After 1985, economic factors became the force driving immigration policy.
Immigration from Mexico, and those overstaying their visas became matters of immediate concern.
Input from the Department of State assumed less significance than during the Cold War. Still, State was given the responsibility of administering the lottery provisions of the Immigration Reform and Control Act (IRCA) of 1986 and its successors.
Immigration Reform and Control Act (IRCA) of 1986
The major functions of IRCA were:
- The so-called “amnesty” provisions which legalized some 2.7 million immigrants who were in the US illegally. The majority of this group was from Mexico.
- The promise of effective control measures “to gain control of our borders” by more effective interdiction of illegal border crosses.
- Intensified deportation of remaining resident illegals.
These functions created great anxiety in the Caribbean — especially in the Dominican Republic and El Salvador — where economies were greatly dependent on migrant remittances.
To cite one example, President Jose Napoleon Duarte of El Salvador wrote President Reagan in early 1987 requesting that Salvadorans in the US illegally be given “extended voluntary departure” (EVD) status, whereby the attorney general’s parole power would enable illegal immigrants to remain. EVD was eventually granted on humanitarian grounds. Forms of EVD or its equivalent were put into place during the Clinton presidency for Salvadorans and Nicaraguans by both the administration and Congress.

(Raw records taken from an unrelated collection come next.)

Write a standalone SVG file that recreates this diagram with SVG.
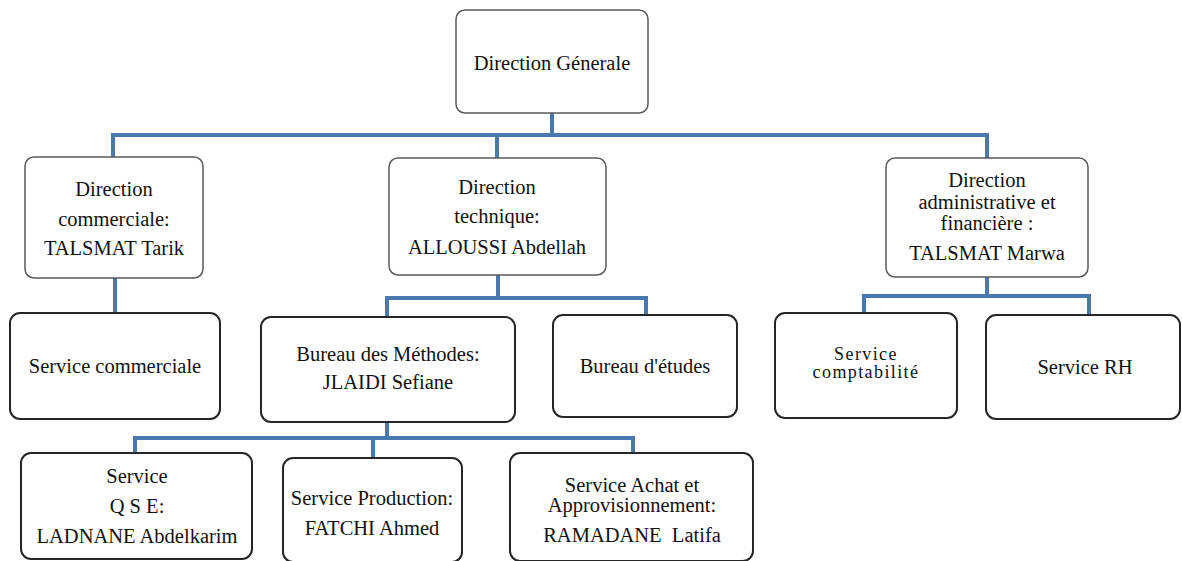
<svg xmlns="http://www.w3.org/2000/svg" width="1182" height="561" viewBox="0 0 1182 561">
<style>
  .bg { fill: #ffffff; }
  .box1 { fill: #ffffff; stroke: #5a5a5a; stroke-width: 1.5; }
  .box2 { fill: #ffffff; stroke: #262626; stroke-width: 2; }
  .conn { fill: none; stroke: #4a78b0; stroke-width: 4; stroke-linejoin: miter; }
  .lbl { font-size: 20.5px; fill: #111111; text-anchor: middle; }
  .wide { font-size: 18px; letter-spacing: 1.4px; }
</style>
<rect class="bg" x="0" y="0" width="1182" height="561"/>

<g id="connectors">
  <polyline class="conn" points="552,113 552,135"/>
  <polyline class="conn" points="113,158 113,135 987,135 987,158"/>
  <polyline class="conn" points="497,135 497,158"/>
  <polyline class="conn" points="115,278 115,313"/>
  <polyline class="conn" points="498,275 498,298"/>
  <polyline class="conn" points="387,317 387,298 646,298 646,315"/>
  <polyline class="conn" points="987,277 987,296"/>
  <polyline class="conn" points="864,313 864,296 1089,296 1089,315"/>
  <polyline class="conn" points="387,422 387,438"/>
  <polyline class="conn" points="135,453 135,438 633,438 633,453"/>
  <polyline class="conn" points="373,438 373,458"/>
</g>

<g font-family="'Liberation Serif', 'DejaVu Serif', 'Times New Roman', Times, serif">
<g id="direction-generale">
  <rect class="box1" x="456" y="10" width="192" height="103" rx="9"/>
  <text class="lbl" x="552" y="70">Direction Génerale</text>
</g>

<g id="direction-commerciale">
  <rect class="box1" x="25" y="157" width="178" height="121" rx="9"/>
  <text class="lbl" x="114" y="196">Direction</text>
  <text class="lbl" x="114" y="226">commerciale:</text>
  <text class="lbl" x="114" y="255">TALSMAT Tarik</text>
</g>

<g id="direction-technique">
  <rect class="box1" x="389" y="158" width="217" height="117" rx="9"/>
  <text class="lbl" x="497" y="194">Direction</text>
  <text class="lbl" x="497" y="223">technique:</text>
  <text class="lbl" x="497" y="254">ALLOUSSI Abdellah</text>
</g>

<g id="direction-administrative">
  <rect class="box1" x="886" y="158" width="202" height="119" rx="9"/>
  <text class="lbl" x="987" y="187">Direction</text>
  <text class="lbl" x="987" y="209">administrative et</text>
  <text class="lbl" x="987" y="230">financière :</text>
  <text class="lbl" x="987" y="260">TALSMAT Marwa</text>
</g>

<g id="service-commerciale">
  <rect class="box2" x="10" y="313" width="210" height="106" rx="10"/>
  <text class="lbl" x="115" y="373">Service commerciale</text>
</g>

<g id="bureau-methodes">
  <rect class="box2" x="261" y="317" width="254" height="105" rx="10"/>
  <text class="lbl" x="388" y="361">Bureau des Méthodes:</text>
  <text class="lbl" x="388" y="389">JLAIDI Sefiane</text>
</g>

<g id="bureau-etudes">
  <rect class="box2" x="553" y="315" width="184" height="102" rx="10"/>
  <text class="lbl" x="645" y="373">Bureau d'études</text>
</g>

<g id="service-comptabilite">
  <rect class="box2" x="775" y="313" width="182" height="105" rx="10"/>
  <text class="lbl wide" x="866" y="360">Service</text>
  <text class="lbl wide" x="866" y="378">comptabilité</text>
</g>

<g id="service-rh">
  <rect class="box2" x="986" y="315" width="194" height="104" rx="10"/>
  <text class="lbl" x="1085" y="374">Service RH</text>
</g>

<g id="service-qse">
  <rect class="box2" x="21" y="453" width="231" height="106" rx="10"/>
  <text class="lbl" x="137" y="483">Service</text>
  <text class="lbl" x="137" y="513">Q S E:</text>
  <text class="lbl" x="137" y="543">LADNANE Abdelkarim</text>
</g>

<g id="service-production">
  <rect class="box2" x="283" y="458" width="179" height="104" rx="10"/>
  <text class="lbl" x="372" y="505">Service Production:</text>
  <text class="lbl" x="372" y="535">FATCHI Ahmed</text>
</g>

<g id="service-achat">
  <rect class="box2" x="510" y="453" width="243" height="108" rx="10"/>
  <text class="lbl" x="632" y="492">Service Achat et</text>
  <text class="lbl" x="632" y="512">Approvisionnement:</text>
  <text class="lbl" x="632" y="542" xml:space="preserve">RAMADANE  Latifa</text>
</g>
</g>
</svg>
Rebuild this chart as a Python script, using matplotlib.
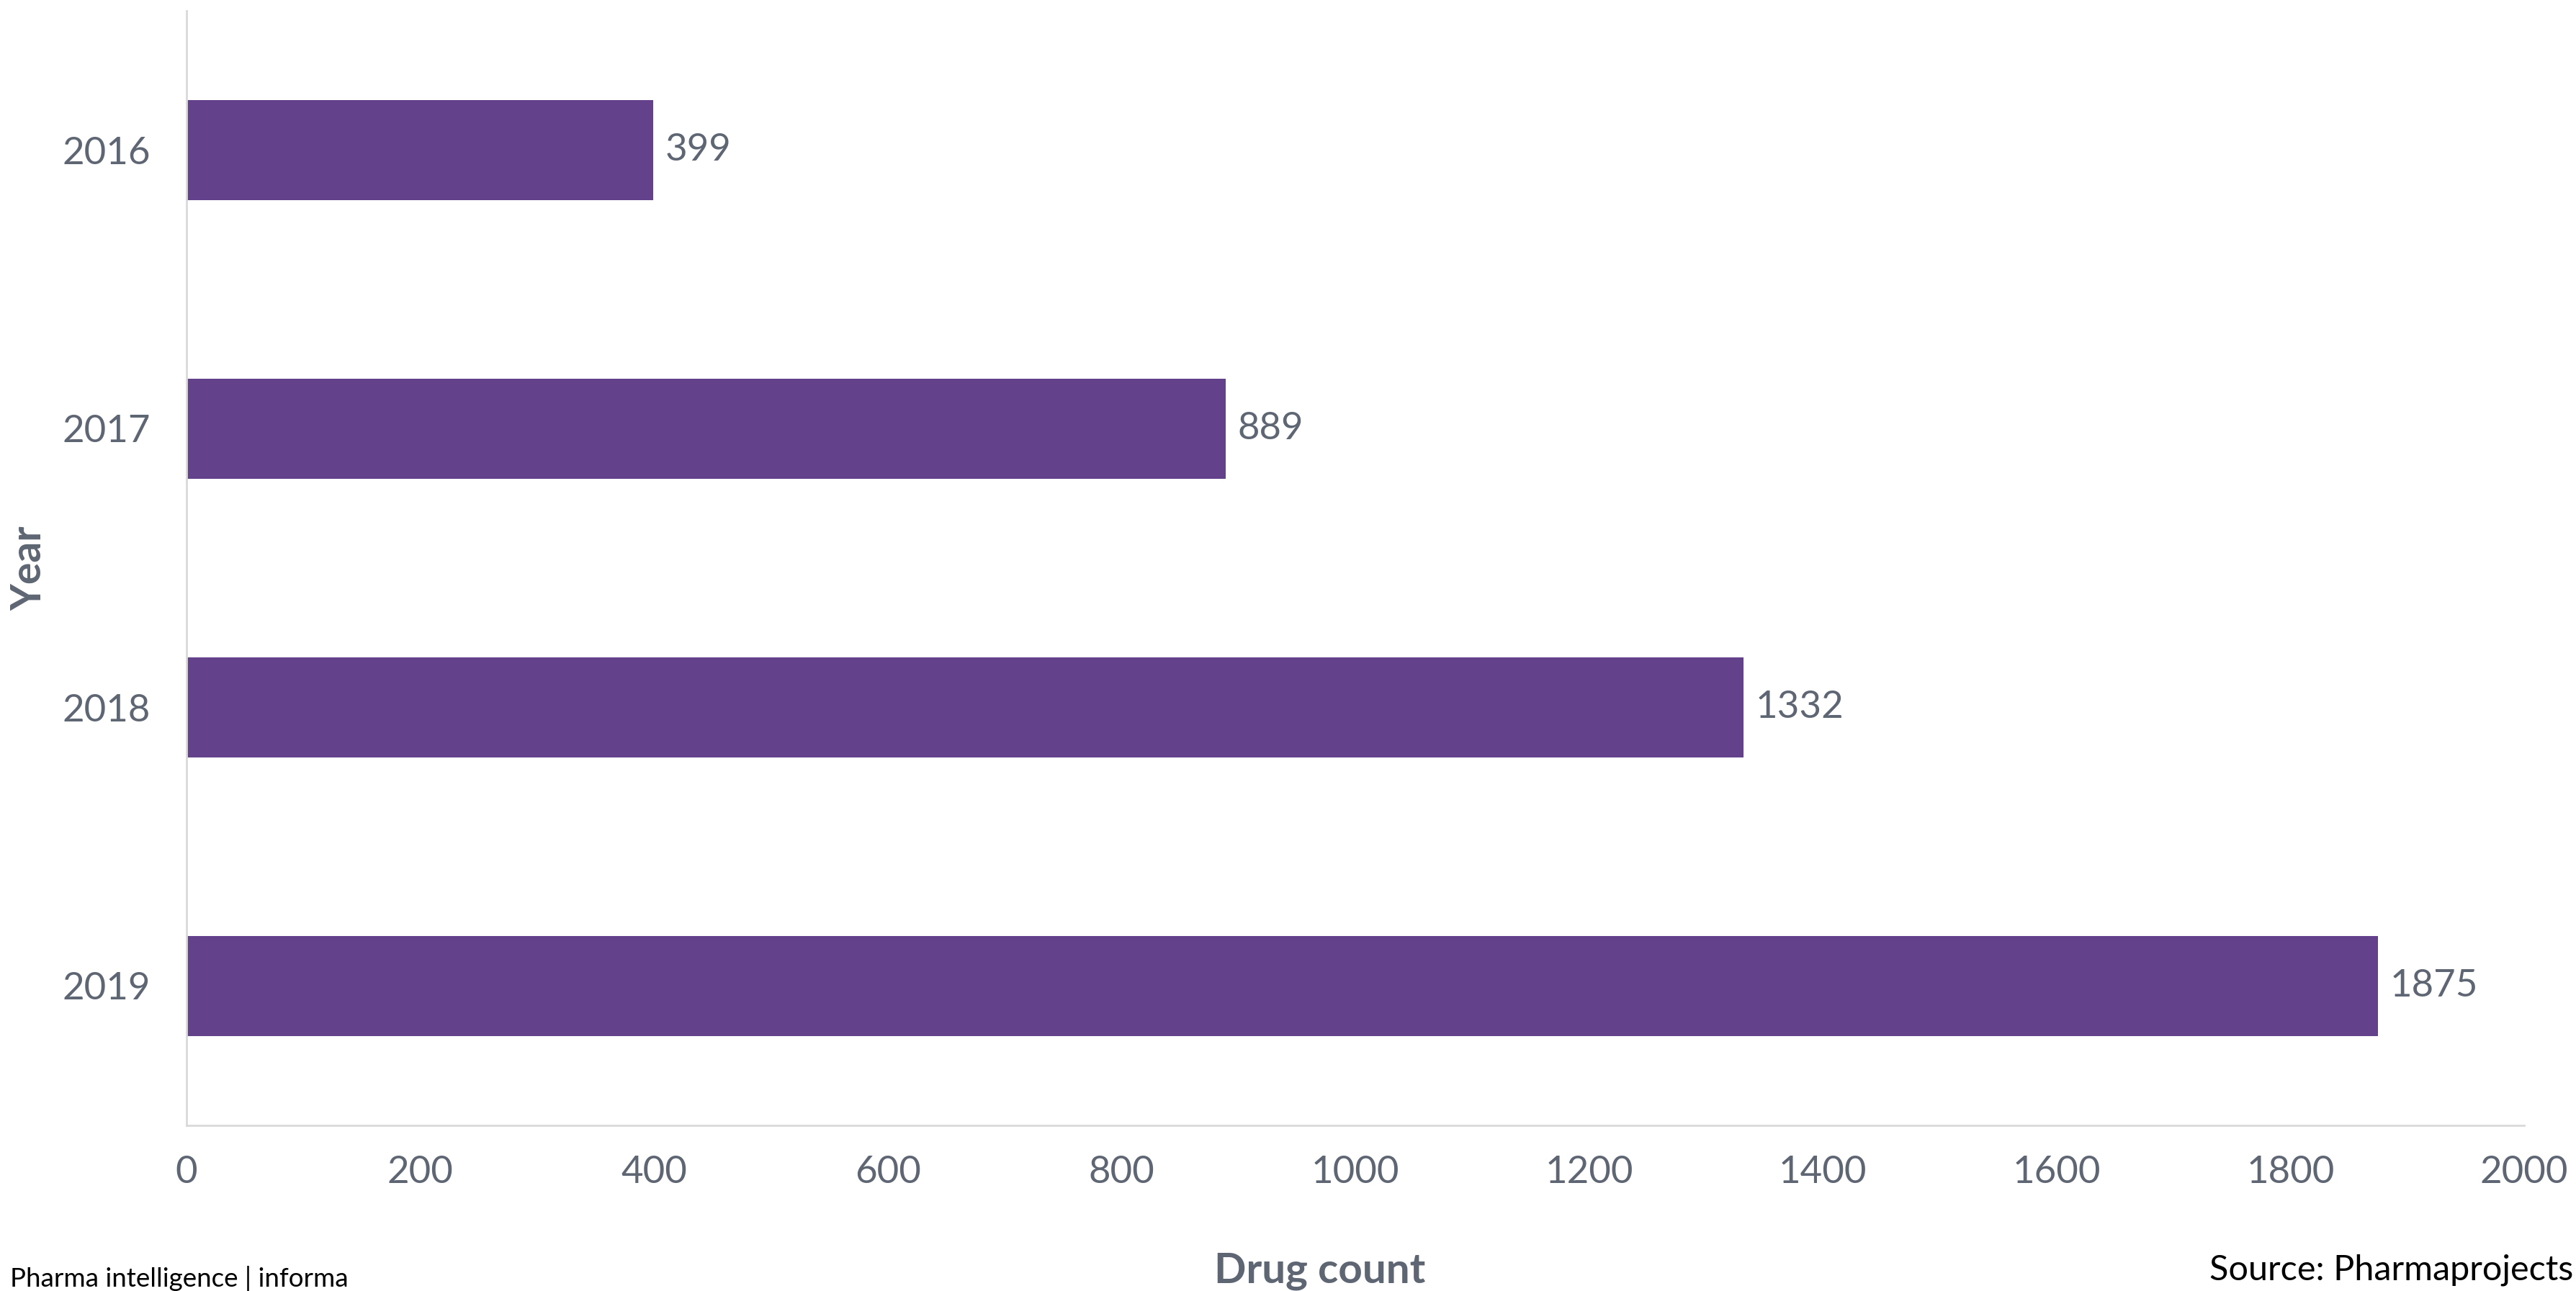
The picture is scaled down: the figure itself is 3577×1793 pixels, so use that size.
import matplotlib
matplotlib.use("Agg")
import matplotlib.pyplot as plt

years = ['2016', '2017', '2018', '2019']
drug_counts = [399, 889, 1332, 1875]
x_ticks = [0, 200, 400, 600, 800, 1000, 1200, 1400, 1600, 1800, 2000]

bar_color = '#64428B'
text_grey = '#5F6673'
line_grey = '#D9D9D9'

plt.rcParams['font.family'] = ['Lato', 'DejaVu Sans']

dpi = 100
fig = plt.figure(figsize=(3577 / dpi, 1793 / dpi), dpi=dpi)
# axes box in pixels: x 259..3505, y 15..1563 (from top)
ax = fig.add_axes([259 / 3577, 1 - 1563 / 1793, (3505 - 259) / 3577, (1563 - 15) / 1793])

pos = list(range(len(years)))
bars = ax.barh(pos, drug_counts, height=0.357, color=bar_color)
ax.bar_label(bars, labels=[str(v) for v in drug_counts], padding=12,
             fontsize=38, color=text_grey)

ax.set_ylim(len(years) - 0.5, -0.5)
ax.set_xlim(0, 2000)
ax.set_yticks(pos)
ax.set_yticklabels(years)
ax.set_xticks(x_ticks)

ax.tick_params(axis='both', length=0, labelsize=38, labelcolor=text_grey)
ax.tick_params(axis='x', pad=30)
ax.tick_params(axis='y', pad=36)

for side in ['top', 'right']:
    ax.spines[side].set_visible(False)
for side in ['left', 'bottom']:
    ax.spines[side].set_color(line_grey)
    ax.spines[side].set_linewidth(2)

fig.text(1833 / 3577, 1 - 1782 / 1793, 'Drug count', ha='center', va='baseline',
         fontsize=42, fontweight='bold', color=text_grey)
fig.text(41 / 3577, 1 - 789 / 1793, 'Year', ha='center', va='center', rotation=90,
         fontsize=41, fontweight='bold', color=text_grey)
fig.text(14 / 3577, 1 - 1787 / 1793, 'Pharma intelligence | informa', ha='left',
         va='baseline', fontsize=26.5, color='black')
fig.text(3573 / 3577, 1 - 1778 / 1793, 'Source: Pharmaprojects', ha='right',
         va='baseline', fontsize=35, color='black')

fig.savefig('out.png', dpi=dpi, facecolor='white')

In October 1991, the US government removed some 300,000 names from a list of “undesirable aliens.” The list was begun in 1952 in an effort to keep communist infiltrators out of the country.
Clearly the more than 25 million post-1950 immigrants have changed the face of America. As late as the 1950s immigrants from Europe were still a bare majority of all immigrants. By the 1980s, the European share was down to about 10% and immigrants from Latin America and Asia were predominant.
Today, immigration is a hot button issue. Will the US continue to welcome refugees from abhorrent regimes as we did in the Cold War? Or will the nation become more insular and unwelcoming? At this writing, the future is unclear.